Well, I finished the gospel of Matthew and decided to go back to the Old Testament for my lectio divina time. I began the second book of Samuel. King Saul has died during a battle with the Philistines, a young man reports to David. Saul had tried to kill himself by falling on his sword, but his life was still lingering. He asked a passer-by, the young messenger to David, to give the final blow. The man acquiesces. David, in terrible grief, asks him, “How is it you were not afraid to put forth your hand to destroy the LORD’s anointed?” (2 Sam. 1.14)

Think about this a minute. This is the same Saul who tried to kill David on three separate occasions; who twice came out to kill him in the wilderness (and on both occasions David could have killed Saul but spared him); who consulted a witch, against God’s express commands; who the Spirit of God abandoned (1 Sam. 16.14). Saul was not a good king, not a good example to his people, or a good worshiper of God. And yet David, the man after God’s own heart, defends him and respects him, in life and in death.

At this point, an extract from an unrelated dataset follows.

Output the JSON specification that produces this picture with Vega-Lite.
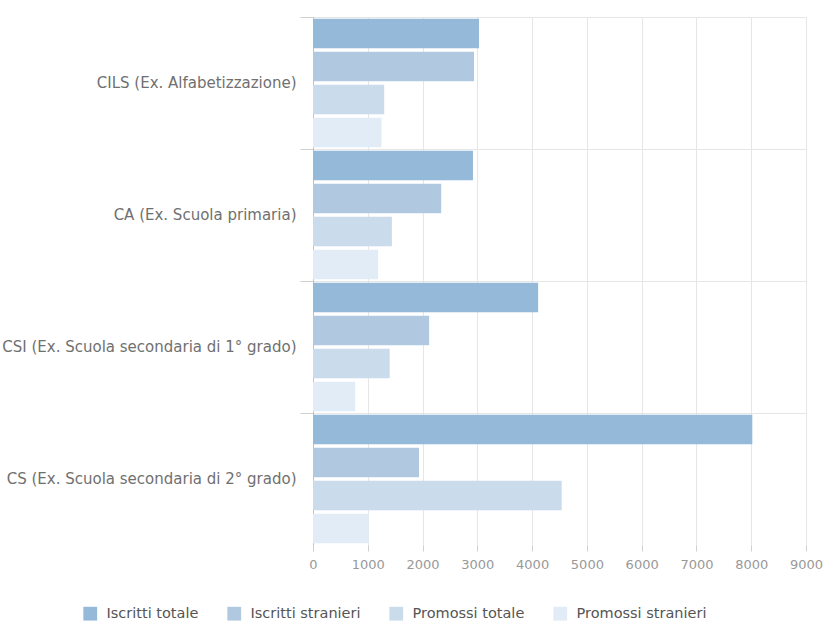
{
  "$schema": "https://vega.github.io/schema/vega-lite/v6.json",
  "autosize": "none",
  "width": 493,
  "height": 528,
  "padding": {"left": 313, "top": 17, "right": 21, "bottom": 76},
  "background": "white",
  "config": {
    "font": "DejaVu Sans",
    "view": {"stroke": null}
  },
  "data": {
    "values": [
      {"corso": "CILS (Ex. Alfabetizzazione)", "serie": "Iscritti totale", "valore": 3030},
      {"corso": "CILS (Ex. Alfabetizzazione)", "serie": "Iscritti stranieri", "valore": 2940},
      {"corso": "CILS (Ex. Alfabetizzazione)", "serie": "Promossi totale", "valore": 1300},
      {"corso": "CILS (Ex. Alfabetizzazione)", "serie": "Promossi stranieri", "valore": 1250},
      {"corso": "CA (Ex. Scuola primaria)", "serie": "Iscritti totale", "valore": 2920},
      {"corso": "CA (Ex. Scuola primaria)", "serie": "Iscritti stranieri", "valore": 2340},
      {"corso": "CA (Ex. Scuola primaria)", "serie": "Promossi totale", "valore": 1440},
      {"corso": "CA (Ex. Scuola primaria)", "serie": "Promossi stranieri", "valore": 1190},
      {"corso": "CSI (Ex. Scuola secondaria di 1° grado)", "serie": "Iscritti totale", "valore": 4110},
      {"corso": "CSI (Ex. Scuola secondaria di 1° grado)", "serie": "Iscritti stranieri", "valore": 2120},
      {"corso": "CSI (Ex. Scuola secondaria di 1° grado)", "serie": "Promossi totale", "valore": 1400},
      {"corso": "CSI (Ex. Scuola secondaria di 1° grado)", "serie": "Promossi stranieri", "valore": 770},
      {"corso": "CS (Ex. Scuola secondaria di 2° grado)", "serie": "Iscritti totale", "valore": 8020},
      {"corso": "CS (Ex. Scuola secondaria di 2° grado)", "serie": "Iscritti stranieri", "valore": 1935},
      {"corso": "CS (Ex. Scuola secondaria di 2° grado)", "serie": "Promossi totale", "valore": 4540},
      {"corso": "CS (Ex. Scuola secondaria di 2° grado)", "serie": "Promossi stranieri", "valore": 1020}
    ]
  },
  "mark": {"type": "bar"},
  "encoding": {
    "y": {
      "field": "corso",
      "type": "nominal",
      "sort": null,
      "scale": {"paddingInner": 0, "paddingOuter": 0},
      "axis": {
        "title": null,
        "bandPosition": 0,
        "grid": true,
        "gridColor": "#e6e6e6",
        "domainColor": "#c0c0c0",
        "tickColor": "#d0d0d0",
        "tickSize": 13,
        "labelFontSize": 15,
        "labelColor": "#707070",
        "labelPadding": 4,
        "labelLimit": 400
      }
    },
    "yOffset": {
      "field": "serie",
      "type": "nominal",
      "sort": ["Iscritti totale", "Iscritti stranieri", "Promossi totale", "Promossi stranieri"],
      "scale": {"paddingInner": 0.1, "paddingOuter": 0.05}
    },
    "x": {
      "field": "valore",
      "type": "quantitative",
      "scale": {"domain": [0, 9000], "nice": false},
      "axis": {
        "title": null,
        "values": [0, 1000, 2000, 3000, 4000, 5000, 6000, 7000, 8000, 9000],
        "format": "d",
        "grid": true,
        "gridColor": "#e6e6e6",
        "domain": false,
        "tickColor": "#d0d0d0",
        "tickSize": 6,
        "labelFlush": false,
        "labelFontSize": 13,
        "labelColor": "#999999",
        "labelPadding": 7
      }
    },
    "color": {
      "field": "serie",
      "type": "nominal",
      "sort": ["Iscritti totale", "Iscritti stranieri", "Promossi totale", "Promossi stranieri"],
      "scale": {
        "domain": ["Iscritti totale", "Iscritti stranieri", "Promossi totale", "Promossi stranieri"],
        "range": ["#95b9d8", "#b0c9e1", "#cadbeb", "#e2ecf6"]
      },
      "legend": {
        "title": null,
        "orient": "none",
        "direction": "horizontal",
        "legendX": -230,
        "legendY": 589,
        "symbolType": "square",
        "symbolSize": 190,
        "symbolStrokeWidth": 0,
        "labelFontSize": 14.5,
        "labelColor": "#555555",
        "labelOffset": 9,
        "columnPadding": 28
      }
    }
  }
}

What does this have to do with priests? Roman Catholic priests are the LORD’s anointed. They have been chosen by God to be His ministers. They are in persona Christi –in the person of Christ. These men, however, are human, and like Saul, sometimes make poor choices. Sometimes they are bad examples and poor reflections of Christ. Like me. Like you. What can I learn from David? Each and every priest is God’s anointed, whether he acts like it or not. Whether he gives good homilies or not. Whether he follows the rubrics of the mass or not. My response to him should be always one of mercy. Like David, I need to defend and respect God’s anointed. Most especially, I need to pray.